• **What is required**
Make an exact transcription of the material, leaving out all images.

=======

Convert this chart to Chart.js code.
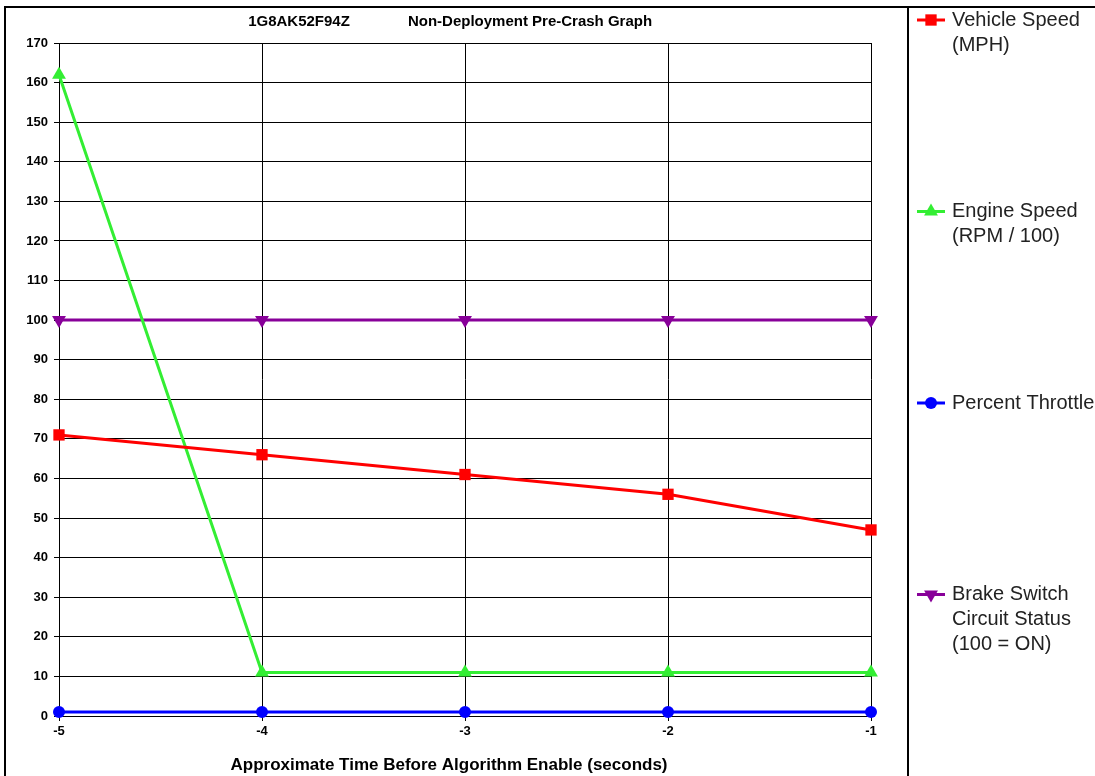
<!DOCTYPE html>
<html>
<head>
<meta charset="utf-8">
<style>
  html, body { margin: 0; padding: 0; background: #fff; }
  #wrap { width: 1095px; height: 776px; }
</style>
<script src="https://cdn.jsdelivr.net/npm/chart.js@4.4.1/dist/chart.umd.min.js"></script>
</head>
<body>
<div id="wrap"><canvas id="c" width="1095" height="776"></canvas></div>
<script>
// Seconds before algorithm enable
const times = [-5, -4, -3, -2, -1];
// Recorded pre-crash values
const vehicleSpeed = [71, 66, 61, 56, 47];
const engineSpeed = [162, 11, 11, 11, 11];
const percentThrottle = [1, 1, 1, 1, 1];
const brakeStatus = [100, 100, 100, 100, 100];
// Axis ticks
const yTicks = [0, 10, 20, 30, 40, 50, 60, 70, 80, 90, 100, 110, 120, 130, 140, 150, 160, 170];
const xTicks = [-5, -4, -3, -2, -1];

const vin = '1G8AK52F94Z';
const title = 'Non-Deployment Pre-Crash Graph';
const xTitle = 'Approximate Time Before Algorithm Enable (seconds)';

function pts(vals) { return times.map((t, i) => ({ x: t, y: vals[i] })); }

const series = [
  { label: ['Vehicle Speed', '(MPH)'], data: vehicleSpeed, color: '#ff0000', style: 'rect', rot: 0, r: 8 },
  { label: ['Engine Speed', '(RPM / 100)'], data: engineSpeed, color: '#33ee33', style: 'triangle', rot: 0, r: 8 },
  { label: ['Percent Throttle'], data: percentThrottle, color: '#0000ff', style: 'circle', rot: 0, r: 6 },
  { label: ['Brake Switch', 'Circuit Status', '(100 = ON)'], data: brakeStatus, color: '#880099', style: 'triangle', rot: 180, r: 8 }
];

const FONT = '"Liberation Sans", Arial, sans-serif';

// Frame, titles and the side legend
const decor = {
  id: 'decor',
  beforeDraw(chart) {
    const ctx = chart.ctx;
    ctx.save();
    ctx.fillStyle = '#fff';
    ctx.fillRect(0, 0, chart.width, chart.height);
    ctx.restore();
  },
  afterDraw(chart) {
    const ctx = chart.ctx;
    const a = chart.chartArea;
    ctx.save();
    // outer frame
    ctx.strokeStyle = '#000';
    ctx.lineWidth = 2;
    ctx.beginPath();
    ctx.moveTo(5, 776); ctx.lineTo(5, 7); ctx.lineTo(1095, 7);
    ctx.moveTo(908, 7); ctx.lineTo(908, 776);
    ctx.stroke();

    // titles
    ctx.fillStyle = '#000';
    ctx.font = 'bold 15px ' + FONT;
    ctx.textAlign = 'center';
    ctx.textBaseline = 'middle';
    ctx.fillText(vin, 299, 22);
    ctx.fillText(title, 530, 22);

    // x axis title
    ctx.font = 'bold 17px ' + FONT;
    ctx.fillText(xTitle, 449, 765);

    // legend
    ctx.textAlign = 'left';
    ctx.textBaseline = 'middle';
    ctx.font = '20px ' + FONT;
    series.forEach((s, i) => {
      const y = 20 + i * 191.5;
      ctx.strokeStyle = s.color;
      ctx.lineWidth = 3;
      ctx.beginPath();
      ctx.moveTo(917, y); ctx.lineTo(945, y);
      ctx.stroke();
      ctx.fillStyle = s.color;
      Chart.helpers.drawPoint(ctx, { pointStyle: s.style, radius: s.r, rotation: s.rot, borderWidth: 0 }, 931, y);
      ctx.fillStyle = '#222';
      s.label.forEach((line, j) => ctx.fillText(line, 952, y + j * 25));
    });
    ctx.restore();
  }
};

new Chart(document.getElementById('c'), {
  type: 'line',
  data: {
    datasets: series.map(s => ({
      label: s.label.join(' '),
      data: pts(s.data),
      borderColor: s.color,
      backgroundColor: s.color,
      borderWidth: 3,
      pointStyle: s.style,
      pointRotation: s.rot,
      pointRadius: s.r,
      pointBorderWidth: 0,
      tension: 0,
      clip: false
    }))
  },
  options: {
    responsive: false,
    animation: false,
    devicePixelRatio: 1,
    layout: { padding: { left: 0, top: 43, right: 224, bottom: 0 } },
    plugins: { legend: { display: false }, title: { display: false }, tooltip: { enabled: false } },
    scales: {
      x: {
        type: 'linear',
        min: -5, max: -1,
        afterBuildTicks(scale) { scale.ticks = xTicks.map(v => ({ value: v })); },
        afterFit(scale) { scale.height = 60; },
        grid: { color: '#000', lineWidth: 1, tickLength: 5, drawTicks: true },
        border: { color: '#000', width: 1 },
        ticks: {
          color: '#000',
          font: { family: FONT, size: 13, weight: 'bold' },
          padding: 3,
          maxRotation: 0,
          callback: v => String(v)
        }
      },
      y: {
        min: 0, max: 170,
        afterBuildTicks(scale) { scale.ticks = yTicks.map(v => ({ value: v })); },
        afterFit(scale) { scale.width = 59; },
        grid: { color: '#000', lineWidth: 1, tickLength: 5, drawTicks: true },
        border: { color: '#000', width: 1 },
        ticks: {
          color: '#000',
          font: { family: FONT, size: 13, weight: 'bold' },
          padding: 6
        }
      }
    }
  },
  plugins: [decor]
});
</script>
</body>
</html>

=======

• **In response**
Convert this chart to Chart.js code.
<!DOCTYPE html>
<html>
<head>
<meta charset="utf-8">
<style>
  html, body { margin: 0; padding: 0; background: #fff; }
  #wrap { width: 1095px; height: 776px; }
</style>
<script src="https://cdn.jsdelivr.net/npm/chart.js@4.4.1/dist/chart.umd.min.js"></script>
</head>
<body>
<div id="wrap"><canvas id="c" width="1095" height="776"></canvas></div>
<script>
// Seconds before algorithm enable
const times = [-5, -4, -3, -2, -1];
// Recorded pre-crash values
const vehicleSpeed = [71, 66, 61, 56, 47];
const engineSpeed = [162, 11, 11, 11, 11];
const percentThrottle = [1, 1, 1, 1, 1];
const brakeStatus = [100, 100, 100, 100, 100];
// Axis ticks
const yTicks = [0, 10, 20, 30, 40, 50, 60, 70, 80, 90, 100, 110, 120, 130, 140, 150, 160, 170];
const xTicks = [-5, -4, -3, -2, -1];

const vin = '1G8AK52F94Z';
const title = 'Non-Deployment Pre-Crash Graph';
const xTitle = 'Approximate Time Before Algorithm Enable (seconds)';

function pts(vals) { return times.map((t, i) => ({ x: t, y: vals[i] })); }

const series = [
  { label: ['Vehicle Speed', '(MPH)'], data: vehicleSpeed, color: '#ff0000', style: 'rect', rot: 0, r: 8 },
  { label: ['Engine Speed', '(RPM / 100)'], data: engineSpeed, color: '#33ee33', style: 'triangle', rot: 0, r: 8 },
  { label: ['Percent Throttle'], data: percentThrottle, color: '#0000ff', style: 'circle', rot: 0, r: 6 },
  { label: ['Brake Switch', 'Circuit Status', '(100 = ON)'], data: brakeStatus, color: '#880099', style: 'triangle', rot: 180, r: 8 }
];

const FONT = '"Liberation Sans", Arial, sans-serif';

// Frame, titles and the side legend
const decor = {
  id: 'decor',
  beforeDraw(chart) {
    const ctx = chart.ctx;
    ctx.save();
    ctx.fillStyle = '#fff';
    ctx.fillRect(0, 0, chart.width, chart.height);
    ctx.restore();
  },
  afterDraw(chart) {
    const ctx = chart.ctx;
    const a = chart.chartArea;
    ctx.save();
    // outer frame
    ctx.strokeStyle = '#000';
    ctx.lineWidth = 2;
    ctx.beginPath();
    ctx.moveTo(5, 776); ctx.lineTo(5, 7); ctx.lineTo(1095, 7);
    ctx.moveTo(908, 7); ctx.lineTo(908, 776);
    ctx.stroke();

    // titles
    ctx.fillStyle = '#000';
    ctx.font = 'bold 15px ' + FONT;
    ctx.textAlign = 'center';
    ctx.textBaseline = 'middle';
    ctx.fillText(vin, 299, 22);
    ctx.fillText(title, 530, 22);

    // x axis title
    ctx.font = 'bold 17px ' + FONT;
    ctx.fillText(xTitle, 449, 765);

    // legend
    ctx.textAlign = 'left';
    ctx.textBaseline = 'middle';
    ctx.font = '20px ' + FONT;
    series.forEach((s, i) => {
      const y = 20 + i * 191.5;
      ctx.strokeStyle = s.color;
      ctx.lineWidth = 3;
      ctx.beginPath();
      ctx.moveTo(917, y); ctx.lineTo(945, y);
      ctx.stroke();
      ctx.fillStyle = s.color;
      Chart.helpers.drawPoint(ctx, { pointStyle: s.style, radius: s.r, rotation: s.rot, borderWidth: 0 }, 931, y);
      ctx.fillStyle = '#222';
      s.label.forEach((line, j) => ctx.fillText(line, 952, y + j * 25));
    });
    ctx.restore();
  }
};

new Chart(document.getElementById('c'), {
  type: 'line',
  data: {
    datasets: series.map(s => ({
      label: s.label.join(' '),
      data: pts(s.data),
      borderColor: s.color,
      backgroundColor: s.color,
      borderWidth: 3,
      pointStyle: s.style,
      pointRotation: s.rot,
      pointRadius: s.r,
      pointBorderWidth: 0,
      tension: 0,
      clip: false
    }))
  },
  options: {
    responsive: false,
    animation: false,
    devicePixelRatio: 1,
    layout: { padding: { left: 0, top: 43, right: 224, bottom: 0 } },
    plugins: { legend: { display: false }, title: { display: false }, tooltip: { enabled: false } },
    scales: {
      x: {
        type: 'linear',
        min: -5, max: -1,
        afterBuildTicks(scale) { scale.ticks = xTicks.map(v => ({ value: v })); },
        afterFit(scale) { scale.height = 60; },
        grid: { color: '#000', lineWidth: 1, tickLength: 5, drawTicks: true },
        border: { color: '#000', width: 1 },
        ticks: {
          color: '#000',
          font: { family: FONT, size: 13, weight: 'bold' },
          padding: 3,
          maxRotation: 0,
          callback: v => String(v)
        }
      },
      y: {
        min: 0, max: 170,
        afterBuildTicks(scale) { scale.ticks = yTicks.map(v => ({ value: v })); },
        afterFit(scale) { scale.width = 59; },
        grid: { color: '#000', lineWidth: 1, tickLength: 5, drawTicks: true },
        border: { color: '#000', width: 1 },
        ticks: {
          color: '#000',
          font: { family: FONT, size: 13, weight: 'bold' },
          padding: 6
        }
      }
    }
  },
  plugins: [decor]
});
</script>
</body>
</html>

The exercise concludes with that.